** START OF INFORMATION SUPPLIED **
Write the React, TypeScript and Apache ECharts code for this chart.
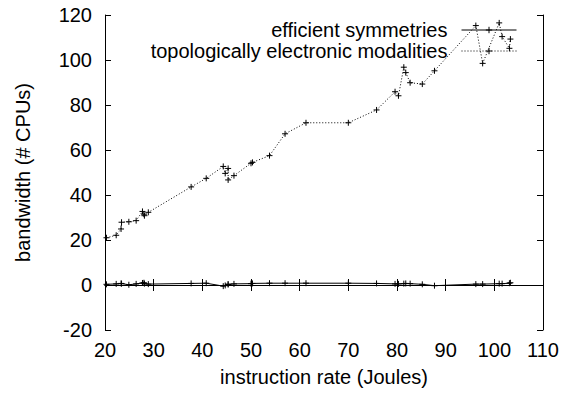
import React, { useEffect, useRef } from "react";
import * as echarts from "echarts";

const xValues = [20.3, 22.3, 23.3, 23.4, 24.9, 26.4, 27.7, 28.0, 28.1, 28.9, 37.7, 40.8, 44.3, 44.7, 45.3, 45.3, 46.5, 50.0, 50.3, 53.8, 57.0, 61.3, 70.0, 75.8, 79.6, 80.3, 81.4, 81.8, 82.7, 85.2, 87.7, 96.2, 97.6, 101.0, 101.6, 103.1, 103.3];
const efficientSymmetries = [0.3, 0.5, 0.7, 0.6, 0.1, 0.5, 0.9, 1.0, 0.6, 0.4, 0.7, 0.8, -0.5, -0.2, 0.2, 0.4, 0.5, 0.6, 0.7, 0.8, 0.8, 0.8, 0.8, 0.7, 0.5, 0.5, 0.6, 0.7, 0.6, 0.3, -0.3, 0.4, 0.4, 0.6, 0.6, 0.8, 1.0];
const topologicallyElectronic = [21.0, 22.1, 24.9, 27.9, 28.1, 28.6, 32.7, 31.5, 30.8, 32.3, 43.6, 47.4, 52.7, 49.6, 51.8, 46.7, 48.6, 54.1, 54.5, 57.5, 67.2, 72.1, 72.1, 77.8, 85.9, 84.1, 96.8, 94.4, 89.9, 89.3, 95.2, 115.3, 98.5, 116.5, 110.4, 105.2, 109.3];
const seriesNames = ["efficient symmetries", "topologically electronic modalities"];
const xTitle = "instruction rate (Joules)";
const yTitle = "bandwidth (# CPUs)";

const FONT = "'Liberation Sans', Arial, Helvetica, sans-serif";
const PLUS = "path://M0,5L10,5M5,0L5,10";

export default function App() {
  const ref = useRef<HTMLDivElement>(null);
  useEffect(() => {
    if (!ref.current) return;
    const chart = echarts.init(ref.current, undefined, { renderer: "svg" });
    const axisCommon = {
      axisLine: { show: true, lineStyle: { color: "#000", width: 1 } },
      axisTick: { show: true, inside: true, length: 6, lineStyle: { color: "#000", width: 1 } },
      splitLine: { show: false },
    };
    const labelStyle = { color: "#000", fontSize: 20, fontFamily: FONT };
    chart.setOption({
      animation: false,
      backgroundColor: "#fff",
      textStyle: { fontFamily: FONT },
      grid: { left: 105, right: 27, top: 15, bottom: 66, containLabel: false },
      legend: {
        orient: "vertical",
        align: "right",
        right: 53,
        top: 20,
        padding: 0,
        itemWidth: 55,
        itemHeight: 8,
        itemGap: 1,
        selectedMode: false,
        textStyle: { ...labelStyle, padding: [0, 9, 0, 0] },
        itemStyle: { borderWidth: 1, borderColor: "#000" },
        lineStyle: { width: 1 },
        data: seriesNames,
      },
      xAxis: [
        {
          type: "value",
          position: "bottom",
          min: 20,
          max: 110,
          interval: 10,
          ...axisCommon,
          axisLabel: { ...labelStyle, margin: 10 },
          name: xTitle,
          nameLocation: "middle",
          nameGap: 37,
          nameTextStyle: labelStyle,
        },
        {
          type: "value",
          position: "top",
          min: 20,
          max: 110,
          interval: 10,
          ...axisCommon,
          axisLabel: { show: false },
        },
      ],
      yAxis: [
        {
          type: "value",
          position: "left",
          min: -20,
          max: 120,
          interval: 20,
          ...axisCommon,
          axisLabel: { ...labelStyle, margin: 13 },
          name: yTitle,
          nameLocation: "middle",
          nameGap: 72,
          nameTextStyle: labelStyle,
        },
        {
          type: "value",
          position: "right",
          min: -20,
          max: 120,
          interval: 20,
          ...axisCommon,
          axisLabel: { show: false },
        },
      ],
      series: [
        {
          name: seriesNames[0],
          type: "line",
          xAxisIndex: 0,
          yAxisIndex: 0,
          data: xValues.map((x, i) => [x, efficientSymmetries[i]]),
          symbol: PLUS,
          symbolSize: 6,
          showAllSymbol: true,
          lineStyle: { color: "#000", width: 1, type: "solid" },
          itemStyle: { color: "#000", borderColor: "#000", borderWidth: 1 },
        },
        {
          name: seriesNames[1],
          type: "line",
          xAxisIndex: 0,
          yAxisIndex: 0,
          data: xValues.map((x, i) => [x, topologicallyElectronic[i]]),
          symbol: PLUS,
          symbolSize: 6,
          showAllSymbol: true,
          lineStyle: { color: "#000", width: 1, type: [1, 2] },
          itemStyle: { color: "#000", borderColor: "#000", borderWidth: 1 },
        },
      ],
    });
    return () => chart.dispose();
  }, []);
  return (
    <div
      ref={ref}
      style={{ position: "fixed", left: 0, top: 0, width: 570, height: 396, background: "#fff" }}
    />
  );
}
** END OF INFORMATION SUPPLIED **
GIVEN PROBLEM
Reproduce exactly the run of lines that opens the listing and closes with the line holding "import * as". Pictures are excluded.

EXPECTED ANSWER
Write the React, TypeScript and Apache ECharts code for this chart.
import React, { useEffect, useRef } from "react";
import * as echarts from "echarts";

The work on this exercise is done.